The Eady model, in its elegant simplicity, focuses on instability driven by shear in a fluid with no background potential vorticity gradient (the so-called $\beta$-effect is ignored). Other models, like the Charney model, incorporate the $\beta$-effect, which allows for the existence of Rossby waves in the interior of the fluid and provides a richer picture of the instability mechanism. Yet, the core lesson of the Eady model—that a delicate balance between shear, stratification, and rotation gives birth to the weather systems that shape our world—remains the fundamental starting point.

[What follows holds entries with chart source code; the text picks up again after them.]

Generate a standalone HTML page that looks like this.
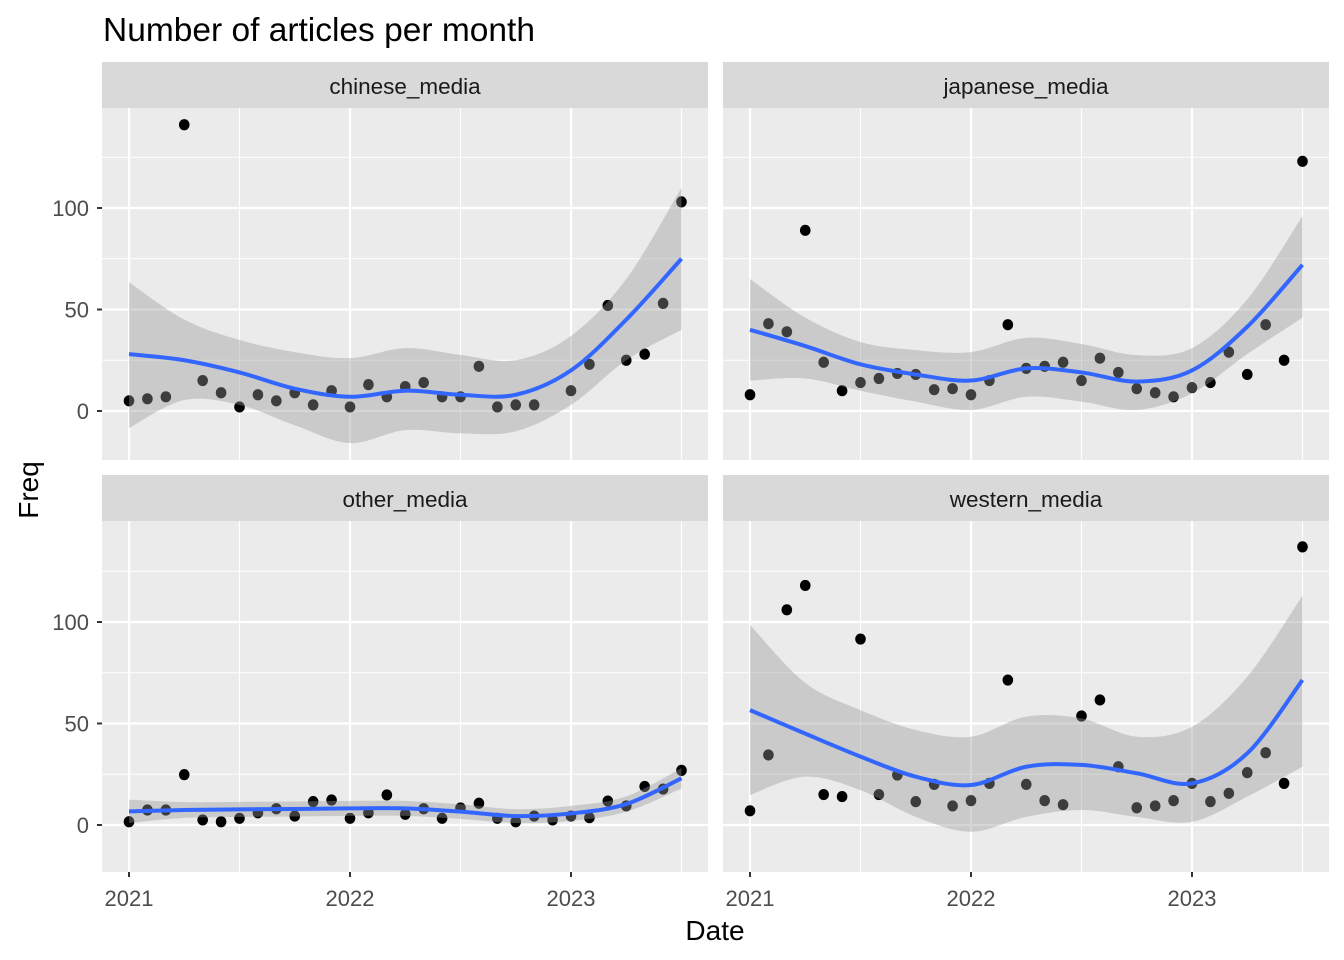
<!DOCTYPE html>
<html><head><meta charset="utf-8"><style>
html,body{margin:0;padding:0;background:#fff;}
svg{display:block;font-family:"Liberation Sans",Arial,sans-serif;}
</style></head><body>
<svg id="chart" width="1344" height="960"></svg>
<script>
const months = 31; // Jan 2021 .. Jul 2023
const panelNames = ["chinese_media","japanese_media","other_media","western_media"];
const chineseVals = [5,6,7,141,15,9,2,8,5,9,3,10,2,13,7,12,14,7,7,22,2,3,3,null,10,23,52,25,28,53,103];
const japaneseVals = [8,43,39,89,24,10,14,16,18.5,18,10.5,11,8,15,42.5,21,22,24,15,26,19,11,9,7,11.5,14,29,18,42.5,25,123];
const otherVals = [1.6,7.4,7.4,24.8,2.5,1.6,3.3,6,8,4.4,11.5,12.3,3.3,6,14.8,5.3,8,3.3,8.4,10.7,3.3,1.6,4.4,2.5,4.4,3.6,11.8,9.4,19,17.7,26.9];
const westernVals = [7,34.5,106,118,15,14,91.6,15,24.6,11.5,20,9.4,12,20.5,71.4,20,12,10,53.7,61.6,28.7,8.5,9.4,12,20.5,11.5,15.6,25.8,35.6,20.5,137];
const fitKnots = [2021,2021.25,2021.5,2021.75,2022,2022.25,2022.5,2022.75,2023,2023.25,2023.5];
const chineseFit = [28,25,19,11,7,10,8,8,20,45,75];
const chineseLo = [-8.4,5.4,3,-7,-15.8,-9.4,-11,-10,3,25,40];
const chineseHi = [63.5,45,35,29,26,31,27.6,25,37,65,110];
const japaneseFit = [40,32,23,18,15,21,19,14.5,20,41.5,72];
const japaneseLo = [15,16,10,4.6,0.5,7,4.6,0.5,8.7,28,46];
const japaneseHi = [65,46,34,30,29,36,33,27.5,31,55,96];
const otherFit = [6.7,7.4,7.7,7.9,8.2,8.2,6.6,4.4,5.7,10.3,23];
const otherLo = [1,3.5,4,4.2,4.5,4.5,3,1,2,6.5,18];
const otherHi = [12.5,11.3,11.4,11.6,11.9,11.9,10.2,7.8,9.4,14.1,28];
const westernFit = [56.6,45,33.7,23.8,19.7,28.7,29.6,25.5,20.5,35.3,71.4];
const westernLo = [14.8,23.8,17.2,4,-3.3,4,7.4,4,1.6,14,28.7];
const westernHi = [98.5,70,56.6,46.8,43.5,53.4,52.5,43.5,48.4,73,113];
const yTicks = [0,50,100];
const yMinor = [25,75,125];
const xTicks = [2021,2022,2023];
const xMinor = [2021.5,2022.5,2023.5];

const panelVals = [chineseVals,japaneseVals,otherVals,westernVals];
const panelFit = [chineseFit,japaneseFit,otherFit,westernFit];
const panelLo = [chineseLo,japaneseLo,otherLo,westernLo];
const panelHi = [chineseHi,japaneseHi,otherHi,westernHi];

const NS="http://www.w3.org/2000/svg";
const svg=document.getElementById('chart');
function mk(tag,attrs,parent){const e=document.createElementNS(NS,tag);for(const k in attrs)e.setAttribute(k,attrs[k]);(parent||svg).appendChild(e);return e;}
function segs(pts){let d="";for(let i=0;i<pts.length-1;i++){const p0=pts[Math.max(0,i-1)],p1=pts[i],p2=pts[i+1],p3=pts[Math.min(pts.length-1,i+2)];
d+=" C"+(p1[0]+(p2[0]-p0[0])/6)+","+(p1[1]+(p2[1]-p0[1])/6)+" "+(p2[0]-(p3[0]-p1[0])/6)+","+(p2[1]-(p3[1]-p1[1])/6)+" "+p2[0]+","+p2[1];}return d;}
function catmull(pts){return "M"+pts[0][0]+","+pts[0][1]+segs(pts);}

const title=mk('text',{x:103,y:41,'font-size':'33.5','fill':'#000'});
title.textContent="Number of articles per month";



const panels=[{x0:102,x1:708,y0:108,y1:460},{x0:723,x1:1329,y0:108,y1:460},{x0:102,x1:708,y0:521,y1:872},{x0:723,x1:1329,y0:521,y1:872}];
panels.forEach((P,pi)=>{
  const g=mk('g',{});
  
  
  const xS=t=>P.x0+27+(t-2021)*221;
  const zeroY=P.y1-49+(pi<2?0:2);
  const yS=v=>zeroY-v*2.03;
  const strip=mk('rect',{x:P.x0,y:P.y0-46,width:P.x1-P.x0,height:46,fill:'#D9D9D9'},g);
  
  
  const st=mk('text',{x:(P.x0+P.x1)/2,y:P.y0-14,'text-anchor':'middle','font-size':'22.5',fill:'#1A1A1A'},g);
  st.textContent=panelNames[pi];
  
  
  mk('rect',{x:P.x0,y:P.y0,width:P.x1-P.x0,height:P.y1-P.y0,fill:'#EBEBEB'},g);
  yMinor.forEach(v=>{const y=yS(v);if(y>P.y0)mk('line',{x1:P.x0,x2:P.x1,y1:y,y2:y,stroke:'#fff','stroke-width':1.1},g);});
  xMinor.forEach(t=>mk('line',{x1:xS(t),x2:xS(t),y1:P.y0,y2:P.y1,stroke:'#fff','stroke-width':1.1},g));
  yTicks.forEach(v=>mk('line',{x1:P.x0,x2:P.x1,y1:yS(v),y2:yS(v),stroke:'#fff','stroke-width':2.2},g));
  xTicks.forEach(t=>mk('line',{x1:xS(t),x2:xS(t),y1:P.y0,y2:P.y1,stroke:'#fff','stroke-width':2.2},g));
  if(pi%2===0){yTicks.forEach(v=>{
    mk('line',{x1:P.x0-5,x2:P.x0,y1:yS(v),y2:yS(v),stroke:'#333','stroke-width':2},g);
    const tl=mk('text',{x:P.x0-13,y:yS(v)+8,'text-anchor':'end','font-size':'22',fill:'#4D4D4D'},g);
    tl.textContent=v;
    
    });}
  if(pi>=2){xTicks.forEach(t=>{
    mk('line',{x1:xS(t),x2:xS(t),y1:P.y1,y2:P.y1+5,stroke:'#333','stroke-width':2},g);
    const tl=mk('text',{x:xS(t),y:P.y1+34,'text-anchor':'middle','font-size':'22',fill:'#4D4D4D'},g);
    tl.textContent=t;
    
    });}
  panelVals[pi].forEach((v,i)=>{if(v===null)return;
    const c=mk('ellipse',{cx:xS(2021+i/12),cy:yS(v),rx:5.3,ry:5.6,fill:'#000'},g);
    
    });
  const hi=fitKnots.map((t,i)=>[xS(t),yS(panelHi[pi][i])]);
  const lo=fitKnots.map((t,i)=>[xS(t),yS(panelLo[pi][i])]).reverse();
  const rib=mk('path',{d:catmull(hi)+" L"+lo[0][0]+","+lo[0][1]+segs(lo)+" Z",fill:'#999','fill-opacity':0.4},g);
  
  
  const fl=mk('path',{d:catmull(fitKnots.map((t,i)=>[xS(t),yS(panelFit[pi][i])])),fill:'none',stroke:'#3366FF','stroke-width':4},g);
  
  
});
const xt=mk('text',{x:715,y:940,'text-anchor':'middle','font-size':'28',fill:'#000'});
xt.textContent="Date";


const yt=mk('text',{x:0,y:0,'text-anchor':'middle','font-size':'28',fill:'#000',transform:'translate(38,490) rotate(-90)'});
yt.textContent="Freq";


</script>
</body></html>
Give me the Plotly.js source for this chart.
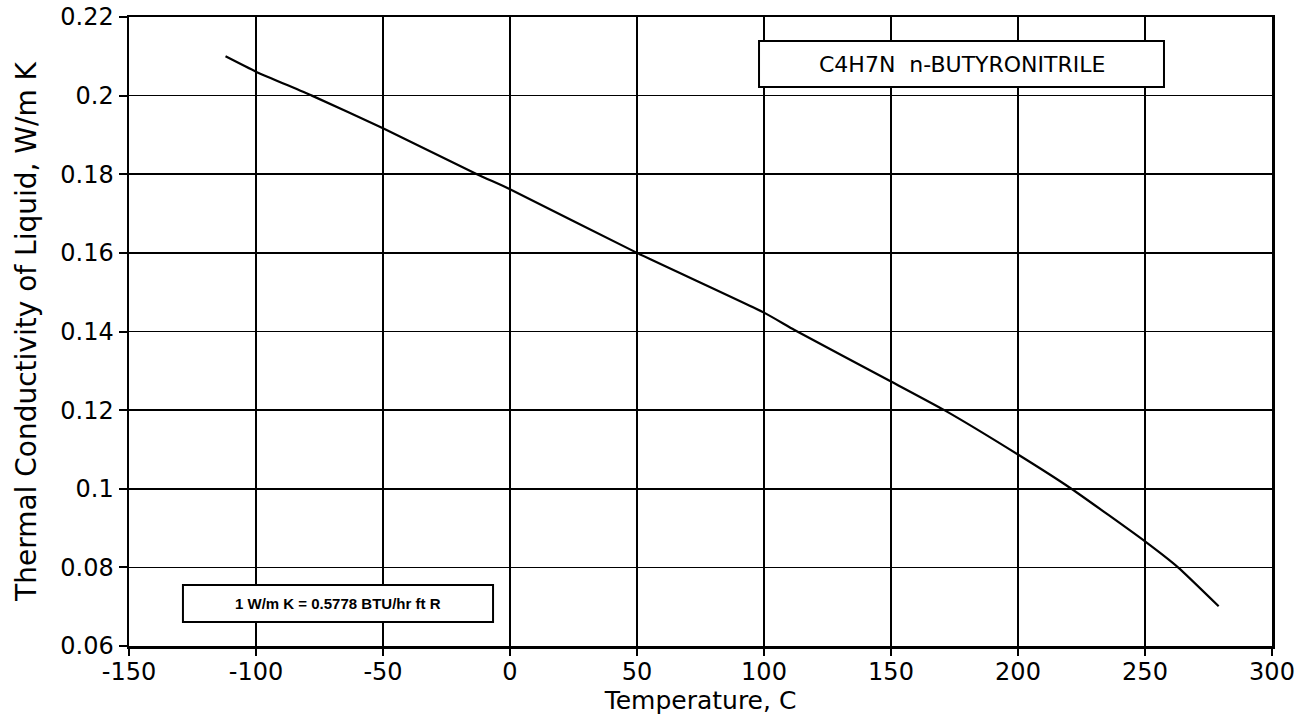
<!DOCTYPE html>
<html>
<head>
<meta charset="utf-8">
<script src="https://cdn.plot.ly/plotly-3.0.1.min.js"></script>
<style>
html,body{margin:0;padding:0;background:#fff;}
#chart{width:1312px;height:722px;}
</style>
</head>
<body>
<div id="chart"></div>
<script>
// Temperature, C
var temperatureC = [-112, -100, -78, -50, -13, 0, 50, 100, 112, 150, 171, 200, 221, 250, 263, 279];
// Thermal conductivity of liquid, W/m K
var conductivity = [0.2100, 0.2061, 0.2000, 0.1917, 0.1800, 0.1762, 0.1600, 0.1448, 0.1404, 0.1273, 0.1200, 0.1087, 0.1000, 0.0866, 0.0800, 0.0701];

var xTicks = [-150, -100, -50, 0, 50, 100, 150, 200, 250, 300];
var yTicks = [0.06, 0.08, 0.1, 0.12, 0.14, 0.16, 0.18, 0.2, 0.22];
var yTickText = ['0.06', '0.08', '0.1', '0.12', '0.14', '0.16', '0.18', '0.2', '0.22'];

var compoundLabel = 'C4H7N  n-BUTYRONITRILE';
var conversionLabel = '1 W/m K = 0.5778 BTU/hr ft R';
var xTitle = 'Temperature, C';
var yTitle = 'Thermal Conductivity of Liquid, W/m K';

var FONT = 'DejaVu Sans, Liberation Sans, Arial, sans-serif';
var FONT2 = 'Liberation Sans, Arial, Helvetica, sans-serif';

var trace = {
  x: temperatureC,
  y: conductivity,
  type: 'scatter',
  mode: 'lines',
  line: {color: '#000', width: 2.2, shape: 'spline', smoothing: 0.5},
  hoverinfo: 'x+y',
  showlegend: false
};

var layout = {
  width: 1312,
  height: 722,
  margin: {l: 129, r: 40, t: 17, b: 76},
  paper_bgcolor: '#fff',
  plot_bgcolor: '#fff',
  font: {family: FONT, color: '#000', size: 24},
  showlegend: false,
  xaxis: {
    range: [-150, 300],
    tickmode: 'array',
    tickvals: xTicks,
    ticktext: xTicks.map(String),
    ticks: 'outside',
    ticklen: 7,
    tickwidth: 2,
    tickcolor: '#000',
    ticklabelstandoff: -4,
    showline: true,
    linecolor: '#000',
    linewidth: 2.5,
    mirror: true,
    showgrid: true,
    gridcolor: '#000',
    gridwidth: 1.6,
    zeroline: false,
    tickfont: {family: FONT, size: 24, color: '#000'},
    title: {text: xTitle, font: {family: FONT, size: 25, color: '#000'}, standoff: 2}
  },
  yaxis: {
    range: [0.06, 0.22],
    tickmode: 'array',
    tickvals: yTicks,
    ticktext: yTickText,
    ticks: 'outside',
    ticklen: 8,
    tickwidth: 2,
    tickcolor: '#000',
    showline: true,
    linecolor: '#000',
    linewidth: 2.5,
    mirror: true,
    showgrid: true,
    gridcolor: '#000',
    gridwidth: 1.6,
    zeroline: false,
    tickfont: {family: FONT, size: 24, color: '#000'},
    title: {text: yTitle, font: {family: FONT, size: 28, color: '#000'}, standoff: 16}
  },
  shapes: [
    {type: 'rect', xref: 'paper', yref: 'paper', x0: 0.5512, x1: 0.9055, y0: 0.8887, y1: 0.9618,
     fillcolor: '#fff', line: {color: '#000', width: 2}, layer: 'above'},
    {type: 'rect', xref: 'paper', yref: 'paper', x0: 0.0472, x1: 0.3185, y0: 0.0382, y1: 0.0970,
     fillcolor: '#fff', line: {color: '#000', width: 2}, layer: 'above'}
  ],
  annotations: [
    {xref: 'paper', yref: 'paper', x: (0.5512 + 0.9055) / 2, y: (0.8887 + 0.9618) / 2,
     text: compoundLabel, showarrow: false, xanchor: 'center', yanchor: 'middle',
     font: {family: FONT, size: 22, color: '#000'}},
    {xref: 'paper', yref: 'paper', x: (0.0472 + 0.3185) / 2, y: (0.0382 + 0.0970) / 2,
     text: '<b>' + conversionLabel + '</b>', showarrow: false, xanchor: 'center', yanchor: 'middle',
     font: {family: FONT2, size: 15, color: '#000'}}
  ]
};

Plotly.newPlot('chart', [trace], layout, {staticPlot: true, displayModeBar: false});
</script>
</body>
</html>
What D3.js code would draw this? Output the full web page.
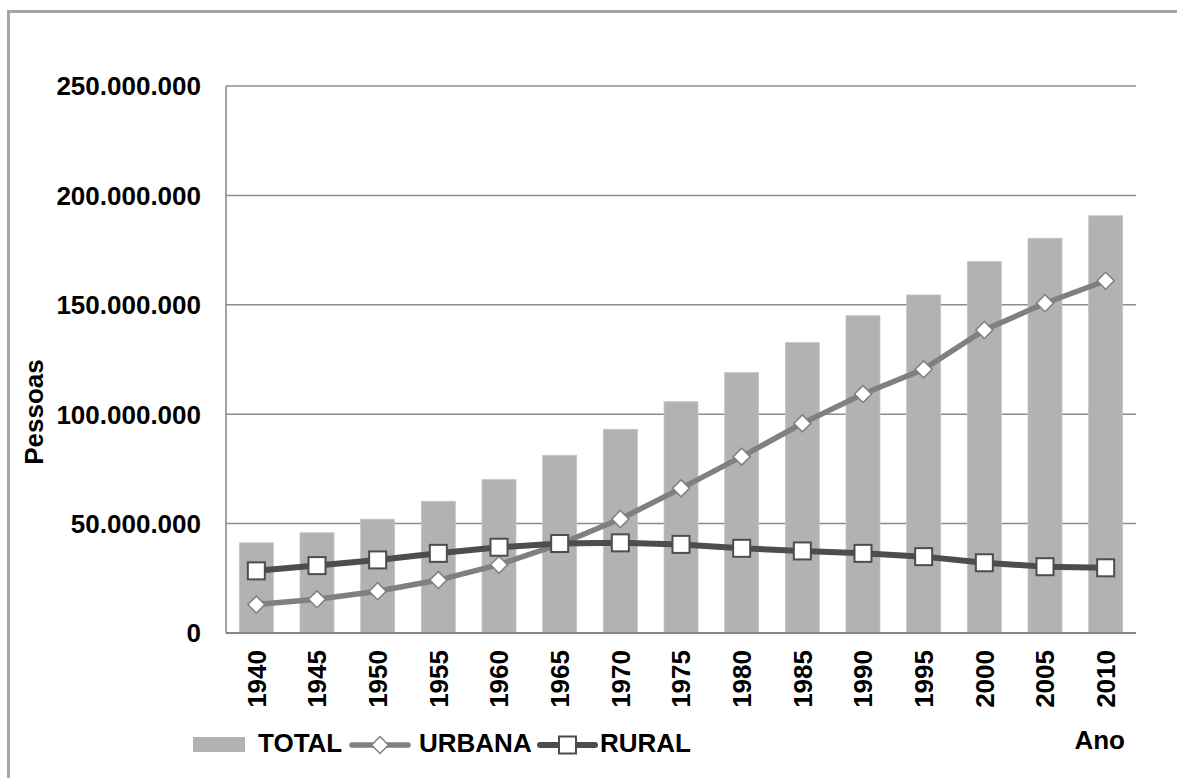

From the swirl of a cyclone on the evening news to the algorithms running on a climate supercomputer, from the storm-tossed climate of the ice ages to the speculative weather on an alien world, the ideas encapsulated in the Eady model are at play. It stands as a triumphant example of how a simple, elegant piece of theoretical physics can provide a deep and unified understanding of the complex world around us.